#### GIVEN TASK
Return the entries verbatim and drop every picture.

#### EXTRACTED RECORDS
- - -

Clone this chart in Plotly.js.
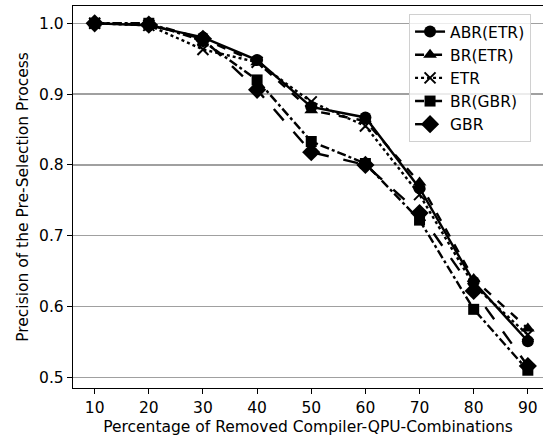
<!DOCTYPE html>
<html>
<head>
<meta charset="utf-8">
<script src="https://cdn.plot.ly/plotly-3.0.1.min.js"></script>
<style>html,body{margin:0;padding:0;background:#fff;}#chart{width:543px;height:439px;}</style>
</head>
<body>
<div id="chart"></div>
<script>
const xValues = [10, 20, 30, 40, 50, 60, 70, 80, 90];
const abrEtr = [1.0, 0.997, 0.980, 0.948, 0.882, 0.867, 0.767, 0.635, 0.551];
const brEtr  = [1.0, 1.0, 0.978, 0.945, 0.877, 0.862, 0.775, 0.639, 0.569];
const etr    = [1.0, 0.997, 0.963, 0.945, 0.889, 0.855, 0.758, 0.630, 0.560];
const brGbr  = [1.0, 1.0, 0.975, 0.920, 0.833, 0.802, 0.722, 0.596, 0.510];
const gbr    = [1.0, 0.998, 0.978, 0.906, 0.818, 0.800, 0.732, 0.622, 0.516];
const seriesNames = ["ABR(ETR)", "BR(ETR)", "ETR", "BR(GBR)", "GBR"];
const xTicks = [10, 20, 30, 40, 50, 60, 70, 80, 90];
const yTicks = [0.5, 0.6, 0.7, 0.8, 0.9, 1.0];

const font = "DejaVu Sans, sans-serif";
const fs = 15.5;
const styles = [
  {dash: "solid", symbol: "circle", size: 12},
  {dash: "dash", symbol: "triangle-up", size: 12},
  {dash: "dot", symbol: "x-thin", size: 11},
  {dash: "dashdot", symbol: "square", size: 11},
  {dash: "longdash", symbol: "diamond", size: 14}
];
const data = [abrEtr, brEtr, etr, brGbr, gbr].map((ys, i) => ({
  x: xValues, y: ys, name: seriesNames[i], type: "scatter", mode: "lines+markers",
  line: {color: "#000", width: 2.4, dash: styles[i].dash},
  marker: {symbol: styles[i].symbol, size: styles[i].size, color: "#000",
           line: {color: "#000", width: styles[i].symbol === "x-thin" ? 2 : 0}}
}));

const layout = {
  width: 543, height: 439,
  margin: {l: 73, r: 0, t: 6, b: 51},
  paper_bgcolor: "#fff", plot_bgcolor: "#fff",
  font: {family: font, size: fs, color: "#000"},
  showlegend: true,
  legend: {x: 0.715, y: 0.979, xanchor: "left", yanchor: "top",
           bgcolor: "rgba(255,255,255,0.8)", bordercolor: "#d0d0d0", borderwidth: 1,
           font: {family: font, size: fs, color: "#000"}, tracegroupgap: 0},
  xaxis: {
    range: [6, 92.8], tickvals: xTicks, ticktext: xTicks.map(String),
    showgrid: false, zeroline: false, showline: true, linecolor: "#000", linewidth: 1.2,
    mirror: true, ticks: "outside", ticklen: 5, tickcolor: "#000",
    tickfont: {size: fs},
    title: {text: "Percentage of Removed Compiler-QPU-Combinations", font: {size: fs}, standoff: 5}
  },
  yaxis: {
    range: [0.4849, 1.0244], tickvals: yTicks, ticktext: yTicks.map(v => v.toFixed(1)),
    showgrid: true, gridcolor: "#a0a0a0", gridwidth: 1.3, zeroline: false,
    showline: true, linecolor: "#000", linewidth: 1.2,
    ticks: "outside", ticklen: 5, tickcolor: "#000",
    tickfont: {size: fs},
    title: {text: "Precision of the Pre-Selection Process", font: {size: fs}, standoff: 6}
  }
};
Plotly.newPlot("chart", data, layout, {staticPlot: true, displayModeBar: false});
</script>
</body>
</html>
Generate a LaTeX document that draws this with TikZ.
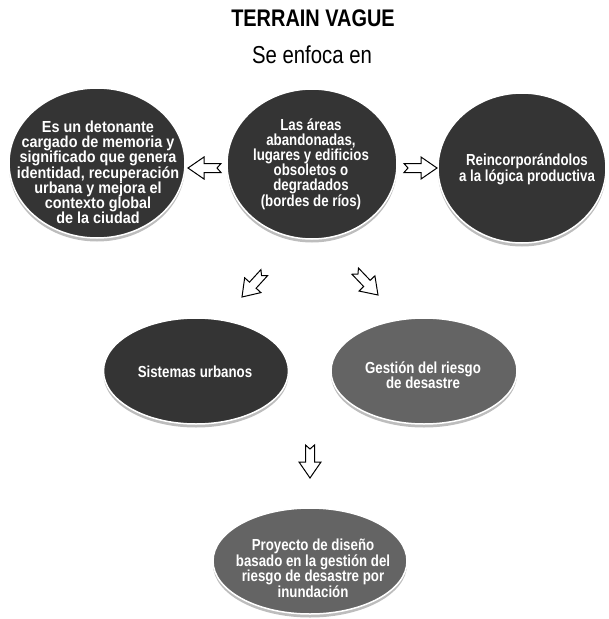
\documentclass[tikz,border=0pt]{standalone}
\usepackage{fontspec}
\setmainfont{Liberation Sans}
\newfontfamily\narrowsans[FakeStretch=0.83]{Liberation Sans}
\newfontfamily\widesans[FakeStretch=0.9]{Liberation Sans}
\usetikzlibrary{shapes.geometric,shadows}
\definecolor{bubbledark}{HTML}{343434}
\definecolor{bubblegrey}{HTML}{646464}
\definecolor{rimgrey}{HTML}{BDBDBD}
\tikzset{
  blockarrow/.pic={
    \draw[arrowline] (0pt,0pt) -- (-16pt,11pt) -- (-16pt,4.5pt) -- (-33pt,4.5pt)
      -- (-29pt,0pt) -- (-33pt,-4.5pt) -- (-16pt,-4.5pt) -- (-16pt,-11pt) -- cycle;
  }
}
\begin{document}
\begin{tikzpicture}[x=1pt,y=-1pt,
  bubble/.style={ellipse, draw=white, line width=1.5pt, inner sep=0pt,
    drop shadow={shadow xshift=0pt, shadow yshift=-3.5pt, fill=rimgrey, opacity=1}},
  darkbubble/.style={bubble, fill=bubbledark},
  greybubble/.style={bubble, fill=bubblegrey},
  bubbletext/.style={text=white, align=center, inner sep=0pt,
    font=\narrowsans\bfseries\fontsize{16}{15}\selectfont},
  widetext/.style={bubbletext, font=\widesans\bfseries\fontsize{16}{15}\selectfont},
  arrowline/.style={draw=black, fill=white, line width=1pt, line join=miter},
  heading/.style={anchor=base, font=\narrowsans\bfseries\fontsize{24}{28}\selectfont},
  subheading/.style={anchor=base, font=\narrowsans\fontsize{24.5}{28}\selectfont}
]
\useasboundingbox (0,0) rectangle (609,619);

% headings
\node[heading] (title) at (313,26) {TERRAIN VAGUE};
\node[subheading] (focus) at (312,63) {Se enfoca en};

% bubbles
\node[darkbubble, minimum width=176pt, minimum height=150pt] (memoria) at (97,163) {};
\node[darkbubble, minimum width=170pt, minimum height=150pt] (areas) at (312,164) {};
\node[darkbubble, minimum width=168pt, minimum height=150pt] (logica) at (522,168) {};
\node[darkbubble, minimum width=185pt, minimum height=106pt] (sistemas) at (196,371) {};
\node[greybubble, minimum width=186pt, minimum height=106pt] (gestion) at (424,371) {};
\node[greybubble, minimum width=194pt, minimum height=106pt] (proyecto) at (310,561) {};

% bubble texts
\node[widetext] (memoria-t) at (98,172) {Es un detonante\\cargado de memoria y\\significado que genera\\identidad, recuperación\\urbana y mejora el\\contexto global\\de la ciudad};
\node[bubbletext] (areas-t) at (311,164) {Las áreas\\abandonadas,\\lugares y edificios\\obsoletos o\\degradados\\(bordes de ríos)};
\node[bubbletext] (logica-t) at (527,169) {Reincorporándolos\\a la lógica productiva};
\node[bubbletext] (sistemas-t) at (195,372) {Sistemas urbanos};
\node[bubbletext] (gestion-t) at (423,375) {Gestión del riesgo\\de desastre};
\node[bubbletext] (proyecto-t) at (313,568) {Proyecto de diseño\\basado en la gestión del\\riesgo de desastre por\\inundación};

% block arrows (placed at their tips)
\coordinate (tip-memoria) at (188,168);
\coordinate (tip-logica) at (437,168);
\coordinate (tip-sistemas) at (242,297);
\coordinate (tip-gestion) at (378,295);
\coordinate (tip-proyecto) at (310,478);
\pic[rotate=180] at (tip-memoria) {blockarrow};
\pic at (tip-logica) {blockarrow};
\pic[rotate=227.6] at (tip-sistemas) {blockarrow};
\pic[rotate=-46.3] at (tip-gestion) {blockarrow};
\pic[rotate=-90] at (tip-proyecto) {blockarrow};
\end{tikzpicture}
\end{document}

- - -

#### FINAL RESULT
Clone this chart in Plotly.js.
<!DOCTYPE html>
<html>
<head>
<meta charset="utf-8">
<script src="https://cdn.plot.ly/plotly-3.0.1.min.js"></script>
<style>html,body{margin:0;padding:0;background:#fff;}#chart{width:543px;height:439px;}</style>
</head>
<body>
<div id="chart"></div>
<script>
const xValues = [10, 20, 30, 40, 50, 60, 70, 80, 90];
const abrEtr = [1.0, 0.997, 0.980, 0.948, 0.882, 0.867, 0.767, 0.635, 0.551];
const brEtr  = [1.0, 1.0, 0.978, 0.945, 0.877, 0.862, 0.775, 0.639, 0.569];
const etr    = [1.0, 0.997, 0.963, 0.945, 0.889, 0.855, 0.758, 0.630, 0.560];
const brGbr  = [1.0, 1.0, 0.975, 0.920, 0.833, 0.802, 0.722, 0.596, 0.510];
const gbr    = [1.0, 0.998, 0.978, 0.906, 0.818, 0.800, 0.732, 0.622, 0.516];
const seriesNames = ["ABR(ETR)", "BR(ETR)", "ETR", "BR(GBR)", "GBR"];
const xTicks = [10, 20, 30, 40, 50, 60, 70, 80, 90];
const yTicks = [0.5, 0.6, 0.7, 0.8, 0.9, 1.0];

const font = "DejaVu Sans, sans-serif";
const fs = 15.5;
const styles = [
  {dash: "solid", symbol: "circle", size: 12},
  {dash: "dash", symbol: "triangle-up", size: 12},
  {dash: "dot", symbol: "x-thin", size: 11},
  {dash: "dashdot", symbol: "square", size: 11},
  {dash: "longdash", symbol: "diamond", size: 14}
];
const data = [abrEtr, brEtr, etr, brGbr, gbr].map((ys, i) => ({
  x: xValues, y: ys, name: seriesNames[i], type: "scatter", mode: "lines+markers",
  line: {color: "#000", width: 2.4, dash: styles[i].dash},
  marker: {symbol: styles[i].symbol, size: styles[i].size, color: "#000",
           line: {color: "#000", width: styles[i].symbol === "x-thin" ? 2 : 0}}
}));

const layout = {
  width: 543, height: 439,
  margin: {l: 73, r: 0, t: 6, b: 51},
  paper_bgcolor: "#fff", plot_bgcolor: "#fff",
  font: {family: font, size: fs, color: "#000"},
  showlegend: true,
  legend: {x: 0.715, y: 0.979, xanchor: "left", yanchor: "top",
           bgcolor: "rgba(255,255,255,0.8)", bordercolor: "#d0d0d0", borderwidth: 1,
           font: {family: font, size: fs, color: "#000"}, tracegroupgap: 0},
  xaxis: {
    range: [6, 92.8], tickvals: xTicks, ticktext: xTicks.map(String),
    showgrid: false, zeroline: false, showline: true, linecolor: "#000", linewidth: 1.2,
    mirror: true, ticks: "outside", ticklen: 5, tickcolor: "#000",
    tickfont: {size: fs},
    title: {text: "Percentage of Removed Compiler-QPU-Combinations", font: {size: fs}, standoff: 5}
  },
  yaxis: {
    range: [0.4849, 1.0244], tickvals: yTicks, ticktext: yTicks.map(v => v.toFixed(1)),
    showgrid: true, gridcolor: "#a0a0a0", gridwidth: 1.3, zeroline: false,
    showline: true, linecolor: "#000", linewidth: 1.2,
    ticks: "outside", ticklen: 5, tickcolor: "#000",
    tickfont: {size: fs},
    title: {text: "Precision of the Pre-Selection Process", font: {size: fs}, standoff: 6}
  }
};
Plotly.newPlot("chart", data, layout, {staticPlot: true, displayModeBar: false});
</script>
</body>
</html>
Generate a LaTeX document that draws this with TikZ.
\documentclass[tikz,border=0pt]{standalone}
\usepackage{fontspec}
\setmainfont{Liberation Sans}
\newfontfamily\narrowsans[FakeStretch=0.83]{Liberation Sans}
\newfontfamily\widesans[FakeStretch=0.9]{Liberation Sans}
\usetikzlibrary{shapes.geometric,shadows}
\definecolor{bubbledark}{HTML}{343434}
\definecolor{bubblegrey}{HTML}{646464}
\definecolor{rimgrey}{HTML}{BDBDBD}
\tikzset{
  blockarrow/.pic={
    \draw[arrowline] (0pt,0pt) -- (-16pt,11pt) -- (-16pt,4.5pt) -- (-33pt,4.5pt)
      -- (-29pt,0pt) -- (-33pt,-4.5pt) -- (-16pt,-4.5pt) -- (-16pt,-11pt) -- cycle;
  }
}
\begin{document}
\begin{tikzpicture}[x=1pt,y=-1pt,
  bubble/.style={ellipse, draw=white, line width=1.5pt, inner sep=0pt,
    drop shadow={shadow xshift=0pt, shadow yshift=-3.5pt, fill=rimgrey, opacity=1}},
  darkbubble/.style={bubble, fill=bubbledark},
  greybubble/.style={bubble, fill=bubblegrey},
  bubbletext/.style={text=white, align=center, inner sep=0pt,
    font=\narrowsans\bfseries\fontsize{16}{15}\selectfont},
  widetext/.style={bubbletext, font=\widesans\bfseries\fontsize{16}{15}\selectfont},
  arrowline/.style={draw=black, fill=white, line width=1pt, line join=miter},
  heading/.style={anchor=base, font=\narrowsans\bfseries\fontsize{24}{28}\selectfont},
  subheading/.style={anchor=base, font=\narrowsans\fontsize{24.5}{28}\selectfont}
]
\useasboundingbox (0,0) rectangle (609,619);

% headings
\node[heading] (title) at (313,26) {TERRAIN VAGUE};
\node[subheading] (focus) at (312,63) {Se enfoca en};

% bubbles
\node[darkbubble, minimum width=176pt, minimum height=150pt] (memoria) at (97,163) {};
\node[darkbubble, minimum width=170pt, minimum height=150pt] (areas) at (312,164) {};
\node[darkbubble, minimum width=168pt, minimum height=150pt] (logica) at (522,168) {};
\node[darkbubble, minimum width=185pt, minimum height=106pt] (sistemas) at (196,371) {};
\node[greybubble, minimum width=186pt, minimum height=106pt] (gestion) at (424,371) {};
\node[greybubble, minimum width=194pt, minimum height=106pt] (proyecto) at (310,561) {};

% bubble texts
\node[widetext] (memoria-t) at (98,172) {Es un detonante\\cargado de memoria y\\significado que genera\\identidad, recuperación\\urbana y mejora el\\contexto global\\de la ciudad};
\node[bubbletext] (areas-t) at (311,164) {Las áreas\\abandonadas,\\lugares y edificios\\obsoletos o\\degradados\\(bordes de ríos)};
\node[bubbletext] (logica-t) at (527,169) {Reincorporándolos\\a la lógica productiva};
\node[bubbletext] (sistemas-t) at (195,372) {Sistemas urbanos};
\node[bubbletext] (gestion-t) at (423,375) {Gestión del riesgo\\de desastre};
\node[bubbletext] (proyecto-t) at (313,568) {Proyecto de diseño\\basado en la gestión del\\riesgo de desastre por\\inundación};

% block arrows (placed at their tips)
\coordinate (tip-memoria) at (188,168);
\coordinate (tip-logica) at (437,168);
\coordinate (tip-sistemas) at (242,297);
\coordinate (tip-gestion) at (378,295);
\coordinate (tip-proyecto) at (310,478);
\pic[rotate=180] at (tip-memoria) {blockarrow};
\pic at (tip-logica) {blockarrow};
\pic[rotate=227.6] at (tip-sistemas) {blockarrow};
\pic[rotate=-46.3] at (tip-gestion) {blockarrow};
\pic[rotate=-90] at (tip-proyecto) {blockarrow};
\end{tikzpicture}
\end{document}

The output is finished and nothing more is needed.